First of all, he argues, joining too soon could unravel B.C.'s carbon tax. If allowance prices for industry suddenly crashed to something like $5 dollars per tonne, while the rest of British Columbians were stuck paying $30 per tonne through the carbon tax, Jaccard says, political pressure to axe the tax could become overwhelming. (Thomson Reuters has projected a WCI carbon price of $30 per tonne for 2013-20 -- exactly the dollar figure that B.C.'s carbon tax is scheduled to hit next July.)

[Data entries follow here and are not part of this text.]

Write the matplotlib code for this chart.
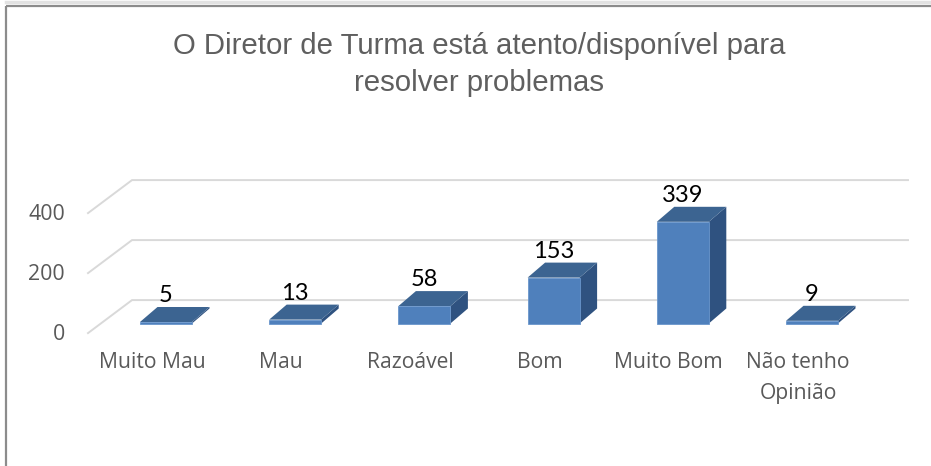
import matplotlib
matplotlib.use('Agg')
import matplotlib.pyplot as plt
from matplotlib.patches import Polygon

categorias = ['Muito Mau', 'Mau', 'Razoável', 'Bom', 'Muito Bom', 'Não tenho\nOpinião']
valores = [5, 13, 58, 153, 339, 9]
ticks = [0, 200, 400]
titulo = 'O Diretor de Turma está atento/disponível para\nresolver problemas'

# pixels per unit of the two axes
PX_X = 129.2
PX_Y = 0.3
W, H = 931, 466
X0, Y0 = 166, 323.5

fig = plt.figure(figsize=(W / 100, H / 100), dpi=100)
ax = fig.add_axes([0, 0, 1, 1])
ax.set_xlim(-X0 / PX_X, (W - X0) / PX_X)
ax.set_ylim((Y0 - H) / PX_Y, Y0 / PX_Y)
ax.axis('off')

# depth of the bars and of the floor, in data units
larg = 52 / PX_X
dx = 17.5 / PX_X
dy = 15 / PX_Y
frente_x, fundo_x, fim_x = -78 / PX_X, -34 / PX_X, 742 / PX_X
frente_y, fundo_y = -32, 78

# frame
ax.plot([-160 / PX_X, (W - X0) / PX_X], [(Y0 - 5.5) / PX_Y] * 2, color='#8c8c8c', lw=1.6,
        clip_on=False, zorder=1, solid_capstyle='butt')
ax.plot([-160 / PX_X] * 2, [(Y0 - 5.5) / PX_Y, (Y0 - 466) / PX_Y], color='#8c8c8c', lw=1.6,
        zorder=1, solid_capstyle='butt')
ax.plot([-160 / PX_X, (W - X0) / PX_X], [(Y0 - 1.5) / PX_Y] * 2, color='#e2e2e2', lw=2.5, zorder=1)

# gridlines on the back wall and the floor
for t in ticks:
    ax.plot([frente_x, fundo_x, fim_x], [t + frente_y, t + fundo_y, t + fundo_y],
            color='#d9d9d9', lw=1.4, zorder=2, solid_joinstyle='miter')
    ax.text(-101 / PX_X, t - 37, str(t), ha='right', va='center', fontsize=15.4,
            family='Open Sans', color='#595959')

for i, v in enumerate(valores):
    e, d = i - larg / 2, i + larg / 2
    ax.add_patch(Polygon([(d, 0), (d + dx, dy), (d + dx, v + dy), (d, v)], fc='#2f5280', ec='none', zorder=3))
    ax.add_patch(Polygon([(e, v), (e + dx, v + dy), (d + dx, v + dy), (d, v)], fc='#3c6491', ec='none', zorder=3))
    ax.add_patch(Polygon([(e, 0), (d, 0), (d, v), (e, v)], fc='#4f80bc', ec='#6a96cc', lw=0.6, zorder=4))
    ax.annotate(str(v), (i, v), xytext=(0, 19), textcoords='offset points', ha='center', va='center',
                fontsize=17, family='Lato', color='black', zorder=5)
    linhas = categorias[i].split('\n')
    for k, s in enumerate(linhas):
        ax.text(i - 14 / PX_X, (Y0 - 363 - 30 * k) / PX_Y, s, ha='center', va='center', fontsize=15.2,
                family='Open Sans', color='#595959')

fig.text(479 / W, 1 - 64.5 / H, titulo, ha='center', va='center', fontsize=21.2, family='Liberation Sans',
         color='#5f5f5f', linespacing=1.4)

fig.savefig('out.png', dpi=100)
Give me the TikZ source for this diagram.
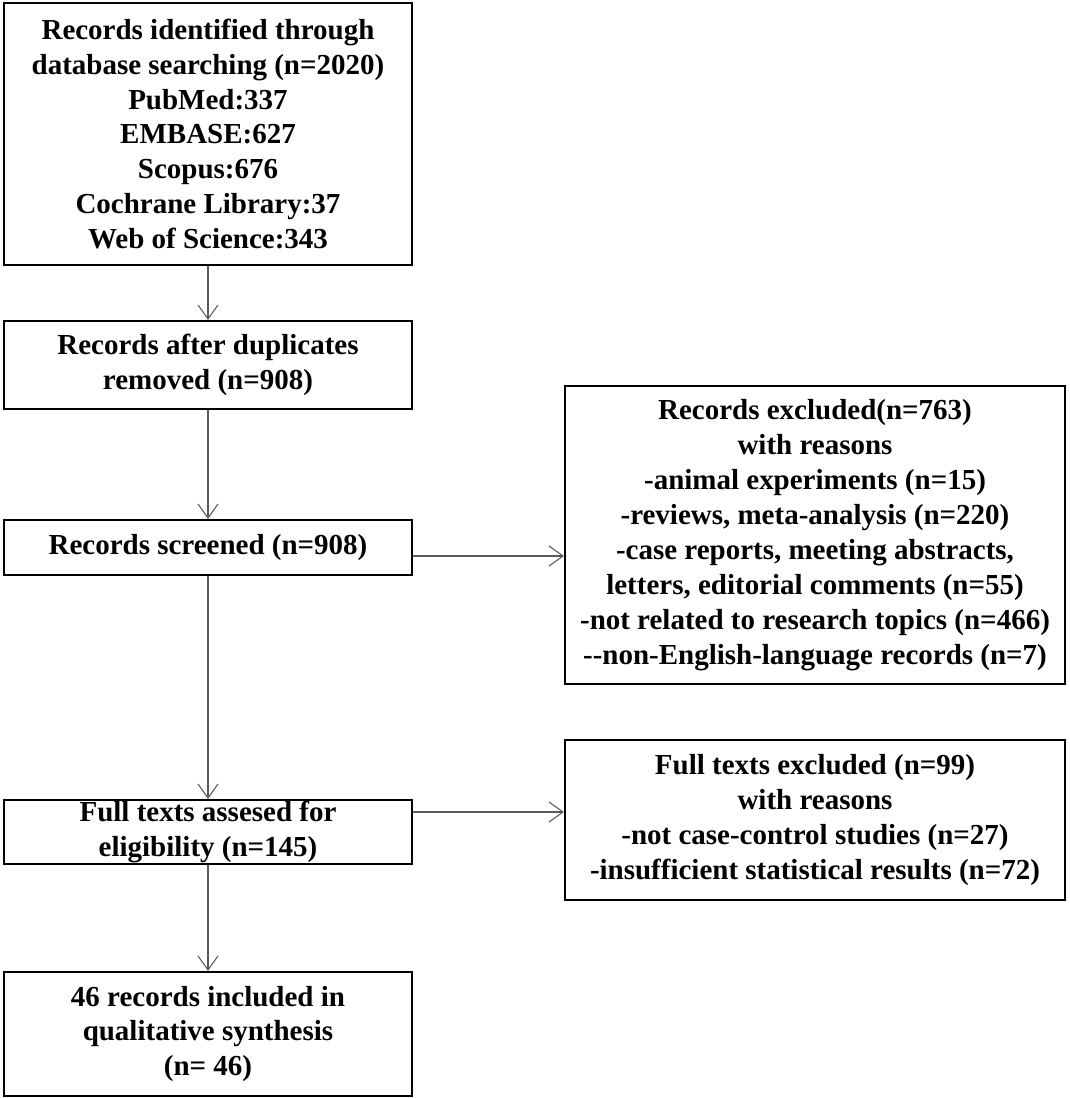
\documentclass[tikz,border=0pt]{standalone}
\usepackage{fontspec}
\setmainfont{Liberation Serif}
\usetikzlibrary{arrows.meta}
\begin{document}
\begin{tikzpicture}[x=0.02cm,y=-0.02cm,
  box/.style={draw,line width=1.3pt,align=center,inner sep=0pt,
    font=\bfseries\fontsize{16.5}{19.9}\selectfont},
  arr/.style={draw=gray!70!black,line width=0.6pt,
    -{Straight Barb[length=0.28cm,width=0.4cm]}}]
\useasboundingbox (0,0) rectangle (1069,1099);
%\draw [help lines,step=1cm] (0,0) grid (1069,1099);
% left column
\node [box,minimum width=8.16cm,minimum height=5.24cm] (ident) at (208,134)
  {Records identified through\\database searching (n=2020)\\PubMed:337\\EMBASE:627\\Scopus:676\\Cochrane Library:37\\Web of Science:343};
\node [box,minimum width=8.16cm,minimum height=1.76cm] (dupl) at (208,365)
  {Records after duplicates\\removed (n=908)};
\node [box,minimum width=8.16cm,minimum height=1.1cm] (screen) at (208,547.5)
  {Records screened (n=908)};
\node [box,minimum width=8.16cm,minimum height=1.28cm] (full) at (208,832)
  {Full texts assesed for\\eligibility (n=145)};
\node [box,minimum width=8.16cm,minimum height=2.48cm] (incl) at (208,1034)
  {46 records included in\\qualitative synthesis\\(n= 46)};
% right column
\node [box,minimum width=10cm,minimum height=5.96cm] (excl) at (815,535)
  {Records excluded(n=763)\\with reasons\\-animal experiments (n=15)\\-reviews, meta-analysis (n=220)\\-case reports, meeting abstracts,\\letters, editorial comments (n=55)\\-not related to research topics (n=466)\\-{}-non-English-language records (n=7)};
\node [box,minimum width=10cm,minimum height=3.2cm] (fullexcl) at (815,820)
  {Full texts excluded (n=99)\\with reasons\\-not case-control studies (n=27)\\-insufficient statistical results (n=72)};
% arrows
\coordinate (r1) at (0,556);
\coordinate (r2) at (0,812);
\draw [arr] (ident) -- (dupl);
\draw [arr] (dupl) -- (screen);
\draw [arr] (screen) -- (full);
\draw [arr] (full) -- (incl);
\draw [arr] (screen.east |- r1) -- (excl.west |- r1);
\draw [arr] (full.east |- r2) -- (fullexcl.west |- r2);
\end{tikzpicture}
\end{document}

Then there is the juggernaut California economy. Even if no other jurisdiction signs up, California's cap and trade system alone will be the second largest on the planet, covering about 400,000 tons of annual CO2 (by 2015) and 350 businesses -- representing 85 per cent of the state's greenhouse gas emissions. (Initially the program will cover just electric utilities and large industrial facilities; by 2015 distributors of transportation, natural gas and other fuels will also participate)
Jock Finlayson, executive vice president for policy at the Business Council of B.C. (representing many of B.C.'s biggest companies), says some of his members in aluminum and concrete production see advantages in cap and trade versus carbon taxes, but too many questions remain unanswered. "Will the eventual rules for such a scheme be largely set by California, whose economy is 10 per cent larger than all of Canada and 10 times bigger than B.C.'s?" (B.C. mining giant Teck, Shell Canada and aluminum producer Rio Tinto Alcan declined comment when contacted for this story.)
Jaccard says two things need to happen before B.C. considers joining cap and trade: more jurisdictions must be part of it, forming a critical mass to counteract California's dominance, and a "floor" must be imposed on the carbon price to ensure it never dips below the value of our carbon tax.
A new realm of enterprise
Despite the uncertainty of design and growing pains, there are significant advantages to the cap and trade approach -- which B.C. might reap if it participates.
Unlike carbon taxes, cap and trade actually sets a hard limit on emissions that must be achieved over the short and longer term. The private sector is then set loose to innovate any way it sees fit, freeing government from dictating the winning and losing technologies. Compared to a carbon tax imposed from above, this approach appeals to the enterprising spirit of the private sector, personified by the likes of Shell Oil Company president Marvin Odum, who in 2009 expressed his company's preference for a market approach.
"There's an argument often that a carbon tax is more simple, it's more direct, more predictable," Odum said, "but the question has to be, do you get the environmental result that you're really looking for?"
Even the complexities of developing and administering the system, often cited as a negative, have a silver lining. Creation of such a system in B.C. would grow a vast new bureaucracy of brokers, analysts, pundits and auditors. But is this a bad thing? Aren't these the "green collar jobs" we've all heard so much about, which will accompany the leap to a low carbon economy?
What's more, cap and trade may be the world's best hope in putting a global price on carbon pollution. China has already announced plans for a nation-wide emissions trading system by 2015; India plans to set emission levels for its 563 biggest polluters by 2014. And Australia's daring new carbon tax will transform into a "market-set carbon price" within four years.
In North America, the most promising attribute of cap and trade is that it is not a tax, and thus not instantly anathema to most of us from the outset. (This did not stop the Republican Party from misrepresenting -- and ultimately derailing -- U.S. President Obama's 2009 effort to launch a national cap and trade system there as a "cap and tax," but the point stands.)
The cap and trade devil may reside in the details, but as the creeping recovery of once-sterilized North American acid lakes testifies, we already know it can work.